BRIEF: Write out the entire listing below exactly as it appears, minus any pictures.

PROVIDED MATERIAL:

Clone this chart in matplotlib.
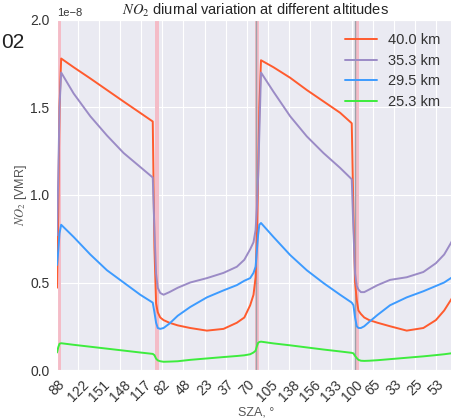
import numpy as np
import matplotlib
matplotlib.use("Agg")
import matplotlib.pyplot as plt
import seaborn as sns

sns.set_style("darkgrid")
plt.rcParams['font.family'] = ['Liberation Sans', 'DejaVu Sans']
plt.rcParams['mathtext.fontset'] = 'stix'

# time since first sunset, hours
t = [0.0, 0.15, 0.3, 0.5, 2.0, 4.0, 6.0, 8.0, 10.0, 11.5,
     11.7, 11.9, 12.1, 12.4, 12.8, 13.5, 14.5, 16.0, 18.0, 20.0,
     21.6, 22.5, 23.2, 23.6, 23.85, 24.0, 24.15, 24.3, 24.5, 26.0,
     28.0, 30.0, 32.0, 34.0, 35.4, 35.6, 35.8, 36.0, 36.2, 36.5,
     36.9, 37.5, 38.5, 40.0, 42.0, 44.0, 45.5, 46.5, 47.3, 47.8]

# NO2 VMR in units of 1e-8
no2_40 = [0.47, 0.9, 1.5, 1.78, 1.73, 1.666, 1.60, 1.534, 1.469, 1.42,
          0.7, 0.38, 0.33, 0.30, 0.285, 0.27, 0.255, 0.24, 0.225, 0.235,
          0.27, 0.30, 0.37, 0.43, 0.53, 0.75, 1.1, 1.5, 1.77, 1.73,
          1.67, 1.60, 1.535, 1.47, 1.41, 0.9, 0.5, 0.40, 0.34, 0.32,
          0.30, 0.285, 0.27, 0.25, 0.225, 0.24, 0.285, 0.34, 0.40, 0.44]
no2_35 = [0.77, 1.1, 1.5, 1.70, 1.58, 1.45, 1.34, 1.24, 1.16, 1.10,
          0.8, 0.55, 0.47, 0.44, 0.43, 0.445, 0.47, 0.50, 0.525, 0.555,
          0.59, 0.63, 0.69, 0.73, 0.80, 0.92, 1.1, 1.35, 1.70, 1.59,
          1.45, 1.335, 1.24, 1.155, 1.09, 0.8, 0.55, 0.48, 0.46, 0.445,
          0.445, 0.46, 0.485, 0.515, 0.53, 0.56, 0.61, 0.66, 0.725, 0.77]
no2_29 = [0.60, 0.68, 0.78, 0.83, 0.76, 0.66, 0.57, 0.50, 0.43, 0.385,
          0.33, 0.27, 0.24, 0.235, 0.24, 0.265, 0.31, 0.36, 0.415, 0.455,
          0.485, 0.51, 0.525, 0.555, 0.59, 0.68, 0.77, 0.83, 0.84, 0.76,
          0.657, 0.57, 0.497, 0.43, 0.385, 0.37, 0.30, 0.25, 0.24, 0.24,
          0.25, 0.275, 0.315, 0.37, 0.415, 0.45, 0.48, 0.50, 0.525, 0.54]
no2_25 = [0.10, 0.13, 0.15, 0.153, 0.144, 0.133, 0.122, 0.111, 0.100, 0.092,
          0.085, 0.065, 0.055, 0.05, 0.047, 0.048, 0.05, 0.058, 0.066, 0.074,
          0.08, 0.084, 0.09, 0.10, 0.11, 0.135, 0.155, 0.16, 0.162, 0.152,
          0.141, 0.129, 0.117, 0.106, 0.098, 0.095, 0.08, 0.068, 0.058, 0.053,
          0.052, 0.053, 0.056, 0.062, 0.07, 0.078, 0.085, 0.09, 0.095, 0.098]

labels = ['40.0 km', '35.3 km', '29.5 km', '25.3 km']
colors = ['#ff5b2e', '#9b8bc6', '#3d9bff', '#3dec3d']

sza_ticks = ['88', '122', '151', '148', '117', '82', '48', '23', '37', '70',
             '105', '138', '156', '133', '100', '65', '33', '25', '53']
tick_step = 2.532  # hours between SZA ticks

twilight = [0.0, 11.75, 23.8, 35.75]
twilight_lines = [23.85, 35.75]

fig = plt.figure(figsize=(4.51, 4.18), dpi=100)
ax = fig.add_axes([57 / 451, 48 / 418, 398 / 451, 350 / 418])

for x0 in twilight:
    ax.axvspan(x0, x0 + 0.5, color='#f4bcc7', lw=0, zorder=1)
for x0 in twilight_lines:
    ax.axvline(x0, color='#a0a0a8', lw=1, zorder=1.5)

t = np.array(t)
for vals, lab, col in zip([no2_40, no2_35, no2_29, no2_25], labels, colors):
    ax.plot(t, np.array(vals) * 1e-8, color=col, lw=1.4, label=lab, zorder=3)

ax.set_xlim(0, 47.8)
ax.set_ylim(0, 2e-8)
ax.set_yticks([0, 0.5e-8, 1.0e-8, 1.5e-8, 2.0e-8])
ax.set_xticks(np.arange(len(sza_ticks)) * tick_step)
ax.set_xticklabels(sza_ticks, rotation=45)
ax.tick_params(labelsize=10, pad=2, labelcolor='#333333')
ax.yaxis.get_offset_text().set_fontsize(8)

ax.set_title('$NO_2$ diurnal variation at different altitudes', fontsize=10.5, pad=4)
ax.set_xlabel('SZA, °', fontsize=9, labelpad=2, color='#555555')
ax.set_ylabel('$NO_2$ [VMR]', fontsize=9, labelpad=1, color='#555555')

leg = ax.legend(loc='upper right', frameon=False, fontsize=10.5,
                handlelength=2.2, handletextpad=0.7, labelspacing=0.45,
                bbox_to_anchor=(0.995, 1.0))
for txt in leg.get_texts():
    txt.set_color('#333333')

fig.text(0.002, 1 - 42 / 418, '02', fontsize=15, va='center', ha='left', color='#222222')

fig.savefig('out.png', dpi=100)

PROBLEM SOLUTION:
Clone this chart in matplotlib.
import numpy as np
import matplotlib
matplotlib.use("Agg")
import matplotlib.pyplot as plt
import seaborn as sns

sns.set_style("darkgrid")
plt.rcParams['font.family'] = ['Liberation Sans', 'DejaVu Sans']
plt.rcParams['mathtext.fontset'] = 'stix'

# time since first sunset, hours
t = [0.0, 0.15, 0.3, 0.5, 2.0, 4.0, 6.0, 8.0, 10.0, 11.5,
     11.7, 11.9, 12.1, 12.4, 12.8, 13.5, 14.5, 16.0, 18.0, 20.0,
     21.6, 22.5, 23.2, 23.6, 23.85, 24.0, 24.15, 24.3, 24.5, 26.0,
     28.0, 30.0, 32.0, 34.0, 35.4, 35.6, 35.8, 36.0, 36.2, 36.5,
     36.9, 37.5, 38.5, 40.0, 42.0, 44.0, 45.5, 46.5, 47.3, 47.8]

# NO2 VMR in units of 1e-8
no2_40 = [0.47, 0.9, 1.5, 1.78, 1.73, 1.666, 1.60, 1.534, 1.469, 1.42,
          0.7, 0.38, 0.33, 0.30, 0.285, 0.27, 0.255, 0.24, 0.225, 0.235,
          0.27, 0.30, 0.37, 0.43, 0.53, 0.75, 1.1, 1.5, 1.77, 1.73,
          1.67, 1.60, 1.535, 1.47, 1.41, 0.9, 0.5, 0.40, 0.34, 0.32,
          0.30, 0.285, 0.27, 0.25, 0.225, 0.24, 0.285, 0.34, 0.40, 0.44]
no2_35 = [0.77, 1.1, 1.5, 1.70, 1.58, 1.45, 1.34, 1.24, 1.16, 1.10,
          0.8, 0.55, 0.47, 0.44, 0.43, 0.445, 0.47, 0.50, 0.525, 0.555,
          0.59, 0.63, 0.69, 0.73, 0.80, 0.92, 1.1, 1.35, 1.70, 1.59,
          1.45, 1.335, 1.24, 1.155, 1.09, 0.8, 0.55, 0.48, 0.46, 0.445,
          0.445, 0.46, 0.485, 0.515, 0.53, 0.56, 0.61, 0.66, 0.725, 0.77]
no2_29 = [0.60, 0.68, 0.78, 0.83, 0.76, 0.66, 0.57, 0.50, 0.43, 0.385,
          0.33, 0.27, 0.24, 0.235, 0.24, 0.265, 0.31, 0.36, 0.415, 0.455,
          0.485, 0.51, 0.525, 0.555, 0.59, 0.68, 0.77, 0.83, 0.84, 0.76,
          0.657, 0.57, 0.497, 0.43, 0.385, 0.37, 0.30, 0.25, 0.24, 0.24,
          0.25, 0.275, 0.315, 0.37, 0.415, 0.45, 0.48, 0.50, 0.525, 0.54]
no2_25 = [0.10, 0.13, 0.15, 0.153, 0.144, 0.133, 0.122, 0.111, 0.100, 0.092,
          0.085, 0.065, 0.055, 0.05, 0.047, 0.048, 0.05, 0.058, 0.066, 0.074,
          0.08, 0.084, 0.09, 0.10, 0.11, 0.135, 0.155, 0.16, 0.162, 0.152,
          0.141, 0.129, 0.117, 0.106, 0.098, 0.095, 0.08, 0.068, 0.058, 0.053,
          0.052, 0.053, 0.056, 0.062, 0.07, 0.078, 0.085, 0.09, 0.095, 0.098]

labels = ['40.0 km', '35.3 km', '29.5 km', '25.3 km']
colors = ['#ff5b2e', '#9b8bc6', '#3d9bff', '#3dec3d']

sza_ticks = ['88', '122', '151', '148', '117', '82', '48', '23', '37', '70',
             '105', '138', '156', '133', '100', '65', '33', '25', '53']
tick_step = 2.532  # hours between SZA ticks

twilight = [0.0, 11.75, 23.8, 35.75]
twilight_lines = [23.85, 35.75]

fig = plt.figure(figsize=(4.51, 4.18), dpi=100)
ax = fig.add_axes([57 / 451, 48 / 418, 398 / 451, 350 / 418])

for x0 in twilight:
    ax.axvspan(x0, x0 + 0.5, color='#f4bcc7', lw=0, zorder=1)
for x0 in twilight_lines:
    ax.axvline(x0, color='#a0a0a8', lw=1, zorder=1.5)

t = np.array(t)
for vals, lab, col in zip([no2_40, no2_35, no2_29, no2_25], labels, colors):
    ax.plot(t, np.array(vals) * 1e-8, color=col, lw=1.4, label=lab, zorder=3)

ax.set_xlim(0, 47.8)
ax.set_ylim(0, 2e-8)
ax.set_yticks([0, 0.5e-8, 1.0e-8, 1.5e-8, 2.0e-8])
ax.set_xticks(np.arange(len(sza_ticks)) * tick_step)
ax.set_xticklabels(sza_ticks, rotation=45)
ax.tick_params(labelsize=10, pad=2, labelcolor='#333333')
ax.yaxis.get_offset_text().set_fontsize(8)

ax.set_title('$NO_2$ diurnal variation at different altitudes', fontsize=10.5, pad=4)
ax.set_xlabel('SZA, °', fontsize=9, labelpad=2, color='#555555')
ax.set_ylabel('$NO_2$ [VMR]', fontsize=9, labelpad=1, color='#555555')

leg = ax.legend(loc='upper right', frameon=False, fontsize=10.5,
                handlelength=2.2, handletextpad=0.7, labelspacing=0.45,
                bbox_to_anchor=(0.995, 1.0))
for txt in leg.get_texts():
    txt.set_color('#333333')

fig.text(0.002, 1 - 42 / 418, '02', fontsize=15, va='center', ha='left', color='#222222')

fig.savefig('out.png', dpi=100)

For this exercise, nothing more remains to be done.